What is your dearest hope? What will make it possible?

Is there anything that would make it impossible?

If you are a believer in God, you may have decided to ask Him what He thinks. It always seems to surprise us when we find out that He knows more than we do.

God knows your finest talents and your deepest longings. He knows your greatest flaws, and how to make them work in your favor.

History is full of lives that God turned around, dreams that He made come true--and plans that He had that weren't our plans, but were ever so much more ambitious.

Sometimes in the short run, it doesn't seem that way. I know one woman who as a teenager, longed to be beautiful, but wasn't. Why do others get this gift and not me? she wondered.

Years later, as a woman, she understood why God had withheld that gift from her. She finally understood that the need to be physically attractive had been unhealthy, almost idolatrous, and to have been granted beauty as a young woman would have spelled disaster, for she would have given in to the worst excesses of vanity. She realized that she would have minimized her talents as a scholar and devoted her energies to Cheerleading 101. She instead became a talented writer, a creative mother--and very stylish and attractive in her middle years, to her great surprise and delight.

Almost exactly the same sentiment came from a man I knew, who had never quite made the sports teams he longed to be on, even though he possessed some natural skills. But only after he was almost a grandfather did he understand that, since he had devoted himself instead to his studies, he had been able to go to an Ivy League school and on to a successful career. Because of his financial success, he had become a major benefactor of some of the most worthwhile charitable endeavors in his community, which had become very meaningful elements of his life.

He realized that many of those young men who were the sports heroes of his old high school had never achieved the long-term success he had, because most had neglected intellectual pursuits of any kind. But because he didn't get his "dream come true," his dearest dreams really had been fulfilled and they were dreams that as a teenager, he didn't even yet know he had.

Sometimes God knows our hearts much better than we do.

He also knows what our dreams may cost. He knows the heartbreak of rejection, the pain of the homosexual who longs to change, the guilt after abortion. And the frustration of struggling with our sometimes greatest foe: ourselves.

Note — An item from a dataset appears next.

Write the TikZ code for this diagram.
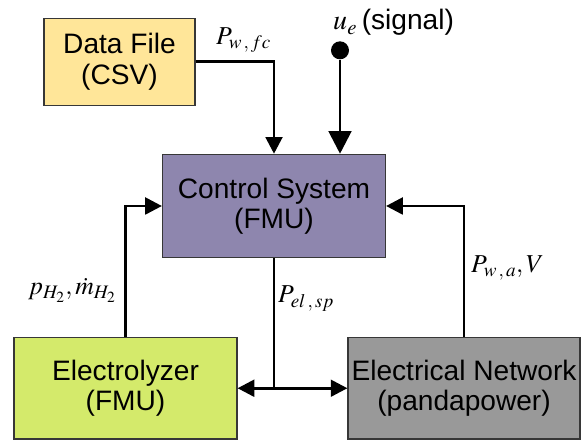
\documentclass[tikz,border=0pt]{standalone}
\usepackage{mathptmx}
\usepackage{fontspec}
\setsansfont{Liberation Sans}
\usetikzlibrary{arrows.meta,calc}
\definecolor{csvyellow}{RGB}{255,230,153}
\definecolor{fmupurple}{RGB}{142,134,174}
\definecolor{elylime}{RGB}{212,234,107}
\definecolor{netgray}{RGB}{153,153,153}
\definecolor{edgegray}{RGB}{55,55,55}

\begin{document}
\begin{tikzpicture}[font=\sffamily\fontsize{24}{26}\selectfont,
  block/.style={draw=edgegray,line width=1pt,align=center,inner sep=0pt},
  flow/.style={line width=2.5pt,-{Triangle[length=0.5cm,width=0.5cm]}},
  flowbig/.style={line width=2.5pt,-{Triangle[length=0.68cm,width=0.68cm]}},
  wire/.style={line width=2.5pt},
  sig/.style={anchor=base west,inner sep=0pt,font=\fontsize{22}{26}\selectfont}]
 \useasboundingbox (0,0) rectangle (17.52,13.29);
 % blocks
 \node[block,fill=csvyellow,minimum width=4.53cm,minimum height=2.61cm] (datafile) at (3.585,11.44) {Data File\\(CSV)};
 \node[block,fill=fmupurple,minimum width=6.69cm,minimum height=3.10cm] (control) at (8.22,7.11) {Control System\\(FMU)};
 \node[block,fill=elylime,minimum width=6.69cm,minimum height=3.045cm] (electrolyzer) at (3.765,1.643) {Electrolyzer\\(FMU)};
 \node[block,fill=netgray,minimum width=6.96cm,minimum height=3.045cm] (network) at (13.92,1.643) {Electrical Network\\(pandapower)};
 % input signal
 \node[circle,fill=black,inner sep=0pt,minimum size=0.54cm] (uin) at (10.2,11.78) {};
 \node[anchor=base west,inner sep=0pt] (uinlabel) at (9.99,12.39) {$u_e$\,(signal)};
 % connectors
 \draw[flow] (datafile.east) -| (control.north);
 \draw[flowbig] (uin) -- (uin |- control.north);
 \draw[flow] (electrolyzer.north) |- (control.west);
 \draw[flow] (network.north) |- (control.east);
 \coordinate (split) at (control.south |- electrolyzer.east);
 \draw[wire] (control.south) -- (split);
 \draw[flow] (split) -- (electrolyzer.east);
 \draw[flow] (split) -- (network.west);
 % signal labels
 \node[sig] (pwfc) at (6.48,11.94) {$P_{w\,,\,fc}$};
 \node[sig] (ph2) at (0.84,4.44) {$p_{H_2},\dot{m}_{H_2}$};
 \node[sig] (pelsp) at (8.34,4.20) {$P_{el\,,\,sp}$};
 \node[sig] (pwa) at (14.13,5.10) {$P_{w\,,\,a},V$};
\end{tikzpicture}
\end{document}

Patience, faith and hope are not trite phrases, but ideas that bear the weight of human suffering on lighter wings. God can work miracles in young lives, too, if we just get out of the way and let Him go to work.

Those first dreams are often the ones we should wait onto let them season. To let them saunter on past the masks and jeers of youth. And to let God have a chance to shape them into something we can live with for a lifetime.

Where there is God, there is truth. And with truth, comes hope eternal.

"Now faith is being sure of what we hope for, and certain of what we do not see."